Priore is currently acting as a consultant on the campaign of Jerry Dickinson, a 34-year-old Regent Square resident and Pitt law professor trying to unseat Rep. Mike Doyle in Pennsylvania’s 18th district. The Trump era “ignited the youth energy into politics” and made under-25s such as Priore want to jump head first into this space, Dickinson said. As an educator and mentor to many young adults, he understands the value of their voices — and their votes.

“You look at the makeup of Democratic party politics: It’s an old boys’ club,” he said. “It’s breaking down … but you also have to realize and make room for the youth to play a role in the reconstruction of American politics. I think Pittsburgh could do a lot more to help that.”

Dickinson said that Priore has been helping his campaign create communication strategies that employ everything from social media to town halls specifically for younger voters to directly address him. He hopes this experience is benefiting her and her future ambitions as well. At this point, he’s a big believer in the value Priore provides and expects “more Ashleys coming down the pike” once they realize how much they have to contribute.

“It is an absolute privilege for a campaign to have someone with the energy and wisdom and the foresight of Ashley on the team,” he said. “We are very much looking forward to what is to come down the line for her as well.”

He believes that Pittsburgh has “the talent, knowledge and leadership skills among our youth to tackle” pressing issues such as racial injustice, poverty and climate change. That includes Priore, who among all her other work is trying to convince the Biden administration to establish a White House Youth Policy Council that would assist the executive branch in making sure the president’s “policies are reflective of young people.”

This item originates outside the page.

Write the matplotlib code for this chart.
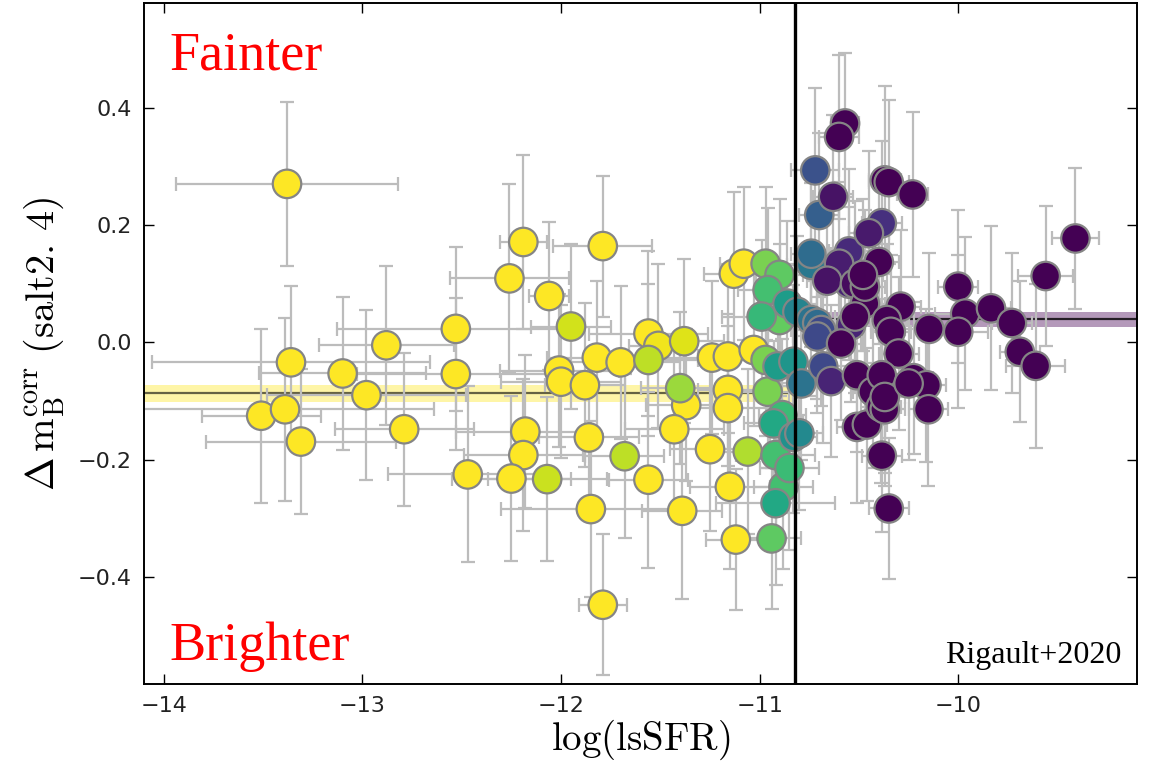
import numpy as np
import matplotlib
matplotlib.use("Agg")
import matplotlib.pyplot as plt

# ---- data ----
lssfr = [-13.38, -13.36, -13.10, -12.88, -12.98, -13.51, -13.39, -13.31, -12.79, -12.19,
         -11.79, -12.26, -12.06, -12.53, -12.53, -11.95, -12.01, -12.00, -11.88, -11.82,
         -11.70, -11.56, -11.51, -11.56, -11.38, -11.24, -11.16, -11.40, -11.37, -11.43,
         -11.25, -11.16, -11.16, -12.18, -12.19, -11.86, -11.68, -12.47, -12.25, -12.07,
         -11.56, -11.85, -11.39, -11.79, -11.15, -11.12, -11.13, -11.08, -11.03, -11.06,
         # transition
         -10.97, -10.90, -10.96, -10.99, -10.90, -10.86, -10.81, -10.74, -10.74, -10.74,
         -10.72, -10.70, -10.69, -10.97, -10.91, -10.83, -10.79, -10.68, -10.64, -10.71,
         -10.71, -10.96, -10.93, -10.885, -10.83, -10.80, -10.92, -10.85, -10.88, -10.92,
         -10.94,
         # young
         -10.63, -10.57, -10.60, -10.60, -10.55, -10.59, -10.52, -10.45, -10.385, -10.40,
         -10.47, -10.37, -10.51, -10.46, -10.385, -10.35, -10.51, -10.43, -10.39, -10.35,
         -10.23, -9.41, -9.56, -10.00, -9.965, -9.835, -9.73, -10.00, -10.146, -9.69,
         -9.61, -10.29, -10.36, -10.34, -10.30, -10.385, -10.225, -10.16, -10.15, -10.37,
         -10.55, -10.47, -10.52, -10.54, -10.37, -10.66, -10.48, -10.25]
dmb = [0.270, -0.034, -0.053, -0.005, -0.090, -0.125, -0.114, -0.169, -0.148, 0.171,
       0.164, 0.109, 0.079, 0.023, -0.054, 0.027, -0.048, -0.067, -0.073, -0.026,
       -0.034, -0.030, -0.006, 0.015, 0.002, -0.026, -0.024, -0.078, -0.107, -0.148,
       -0.182, -0.081, -0.112, -0.152, -0.192, -0.162, -0.194, -0.225, -0.232, -0.233,
       -0.234, -0.284, -0.287, -0.447, -0.246, -0.336, 0.117, 0.134, -0.013, -0.186,
       0.134, 0.115, 0.089, 0.044, 0.038, 0.066, 0.052, 0.038, 0.151, 0.132,
       0.293, 0.217, 0.021, -0.030, -0.041, -0.033, -0.070, -0.041, -0.066, 0.010,
       0.033, -0.084, -0.138, -0.124, -0.161, -0.155, -0.192, -0.214, -0.246, -0.274,
       -0.334,
       0.248, 0.373, 0.350, 0.134, 0.155, -0.002, 0.100, 0.186, 0.203, 0.137,
       0.066, 0.276, -0.144, -0.140, -0.193, -0.283, -0.056, -0.084, -0.110, 0.273,
       0.252, 0.177, 0.113, 0.095, 0.049, 0.058, 0.033, 0.018, 0.023, -0.016,
       -0.040, 0.061, 0.038, 0.018, -0.019, -0.056, -0.061, -0.073, -0.114, -0.114,
       0.100, 0.095, 0.044, 0.029, -0.093, 0.105, 0.115, -0.070]
lssfr_err = [0.56, 0.70, 0.42, 0.34, 0.50, 0.30, 0.75, 0.48, 0.35, 0.12,
             0.25, 0.30, 0.10, 0.60, 0.50, 0.20, 0.30, 0.30, 0.20, 0.25,
             0.30, 0.25, 0.15, 0.30, 0.20, 0.30, 0.15, 0.20, 0.20, 0.25,
             0.20, 0.15, 0.20, 0.35, 0.30, 0.25, 0.20, 0.40, 0.30, 0.30,
             0.20, 0.45, 0.20, 0.12, 0.20, 0.15, 0.15, 0.12, 0.10, 0.15,
             0.15, 0.12, 0.15, 0.20, 0.12, 0.15, 0.12, 0.12, 0.10, 0.12,
             0.12, 0.10, 0.15, 0.15, 0.12, 0.12, 0.15, 0.15, 0.12, 0.12,
             0.12, 0.15, 0.15, 0.12, 0.12, 0.12, 0.20, 0.15, 0.15, 0.30,
             0.15,
             0.10, 0.07, 0.10, 0.10, 0.10, 0.10, 0.10, 0.10, 0.10, 0.10,
             0.10, 0.08, 0.10, 0.10, 0.10, 0.10, 0.12, 0.10, 0.10, 0.10,
             0.08, 0.12, 0.14, 0.10, 0.15, 0.10, 0.10, 0.15, 0.12, 0.10,
             0.15, 0.10, 0.10, 0.10, 0.10, 0.10, 0.10, 0.10, 0.10, 0.10,
             0.10, 0.10, 0.10, 0.10, 0.10, 0.10, 0.10, 0.10]
dmb_err = [0.14, 0.13, 0.13, 0.135, 0.145, 0.148, 0.156, 0.123, 0.13, 0.148,
           0.12, 0.16, 0.126, 0.14, 0.13, 0.14, 0.13, 0.13, 0.14, 0.13,
           0.13, 0.13, 0.14, 0.14, 0.14, 0.13, 0.13, 0.13, 0.13, 0.14,
           0.14, 0.13, 0.14, 0.13, 0.13, 0.13, 0.14, 0.15, 0.14, 0.14,
           0.15, 0.15, 0.15, 0.12, 0.14, 0.12, 0.14, 0.13, 0.13, 0.14,
           0.13, 0.13, 0.14, 0.13, 0.13, 0.14, 0.13, 0.13, 0.14, 0.14,
           0.14, 0.14, 0.13, 0.13, 0.13, 0.13, 0.13, 0.13, 0.13, 0.13,
           0.13, 0.13, 0.14, 0.13, 0.13, 0.13, 0.14, 0.14, 0.14, 0.14,
           0.12,
           0.14, 0.12, 0.14, 0.14, 0.14, 0.13, 0.14, 0.14, 0.14, 0.14,
           0.13, 0.16, 0.13, 0.13, 0.13, 0.12, 0.13, 0.13, 0.13, 0.14,
           0.14, 0.12, 0.12, 0.13, 0.13, 0.14, 0.12, 0.13, 0.13, 0.12,
           0.14, 0.13, 0.13, 0.13, 0.13, 0.13, 0.13, 0.13, 0.13, 0.13,
           0.13, 0.13, 0.13, 0.13, 0.13, 0.13, 0.13, 0.13]
p_old = [1.0] * 15 + [0.93] + [1.0] * 5 + [0.90, 0.98, 1.0, 0.95, 1.0, 1.0, 0.85] + [1.0] * 8 + \
        [0.90, 1.0, 1.0, 0.92, 1.0, 1.0, 1.0, 1.0, 1.0, 1.0, 1.0, 1.0, 1.0, 0.88] + \
        [0.80, 0.75, 0.70, 0.67, 0.76, 0.55, 0.45, 0.38, 0.35, 0.40,
         0.25, 0.30, 0.22, 0.80, 0.55, 0.52, 0.38, 0.22, 0.10, 0.22,
         0.35, 0.80, 0.60, 0.68, 0.50, 0.47, 0.70, 0.68, 0.70, 0.60,
         0.75] + \
        [0.05, 0.0, 0.0, 0.08, 0.12, 0.0, 0.03, 0.07, 0.14, 0.0,
         0.0, 0.0, 0.0, 0.0, 0.0, 0.0, 0.0, 0.0, 0.0, 0.0,
         0.0, 0.0, 0.0, 0.0, 0.0, 0.0, 0.0, 0.0, 0.0, 0.0,
         0.0, 0.0, 0.0, 0.0, 0.0, 0.0, 0.0, 0.0, 0.0, 0.0,
         0.10, 0.0, 0.0, 0.10, 0.0, 0.05, 0.0, 0.0]

lssfr_cut = -10.82
mean_old, mean_old_err = -0.087, 0.015
mean_young, mean_young_err = 0.039, 0.012
xlim = (-14.10, -9.10)
ylim = (-0.582, 0.578)
xticks = [-14, -13, -12, -11, -10]
yticks = [-0.4, -0.2, 0.0, 0.2, 0.4]

plt.rcParams['mathtext.fontset'] = 'cm'

fig = plt.figure(figsize=(11.55, 7.72), dpi=100)
ax = fig.add_axes([0.1247, 0.114, 0.8597, 0.882])

x = np.array(lssfr); y = np.array(dmb)
xe = np.array(lssfr_err); ye = np.array(dmb_err); p = np.array(p_old)
order = np.argsort(-p, kind='stable')

ax.errorbar(x, y, xerr=xe, yerr=ye, fmt='none', ecolor='#bcbcbc',
            elinewidth=1.6, capsize=5, capthick=1.6, zorder=2)

# mean bands
ax.fill_between([xlim[0], lssfr_cut], mean_old - mean_old_err, mean_old + mean_old_err,
                color='#fde725', alpha=0.4, lw=0, zorder=1)
ax.plot([xlim[0], lssfr_cut], [mean_old, mean_old], color='k', alpha=0.6, lw=1.6, zorder=1.5)
ax.fill_between([lssfr_cut, xlim[1]], mean_young - mean_young_err, mean_young + mean_young_err,
                color='#440154', alpha=0.4, lw=0, zorder=1)
ax.plot([lssfr_cut, xlim[1]], [mean_young, mean_young], color='k', alpha=0.8, lw=1.6, zorder=1.5)

ax.scatter(x[order], y[order], c=p[order], cmap='viridis', vmin=0, vmax=1,
           s=20.5**2, edgecolors='#858585', linewidths=1.6, zorder=3)

ax.axvline(lssfr_cut, color='k', lw=2.4, zorder=4)

ax.set_xlim(*xlim)
ax.set_ylim(*ylim)
ax.set_xticks(xticks)
ax.set_yticks(yticks)
ax.tick_params(direction='in', length=7, width=1, labelsize=16, top=True, right=True,
               labelcolor='#222222', pad=9)
for s in ax.spines.values():
    s.set_linewidth(1.4)

ax.set_xlabel(r'$\log(\mathrm{lsSFR})$', fontsize=28, labelpad=1)
ax.set_ylabel(r'$\Delta\,\mathrm{m}_\mathrm{B}^\mathrm{corr}\ (\mathrm{salt2.\,4})$',
              fontsize=29, labelpad=8)

ax.text(0.026, 0.903, 'Fainter', transform=ax.transAxes, color='red',
        fontsize=39, family='Liberation Serif', va='baseline', ha='left')
ax.text(0.026, 0.035, 'Brighter', transform=ax.transAxes, color='red',
        fontsize=39, family='Liberation Serif', va='baseline', ha='left')
ax.text(0.984, 0.031, 'Rigault+2020', transform=ax.transAxes, color='black',
        fontsize=23, family='Liberation Serif', va='baseline', ha='right')

fig.savefig('out.png', dpi=100)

She genuinely thinks it will be hard for Biden to win another election “because young people are really, really upset at not being viewed as an equal in the fight.” She wants Biden and anyone out there who underestimates people her age to always remember how capable and politically potent she and her peers are and will continue to be.

“Young people are voters, and I think sometimes people forget that,” she said. “They remember things. It’s important to have strong engagement. … We’re here to be supportive and to help you, but we also want dialogue and a conversation.”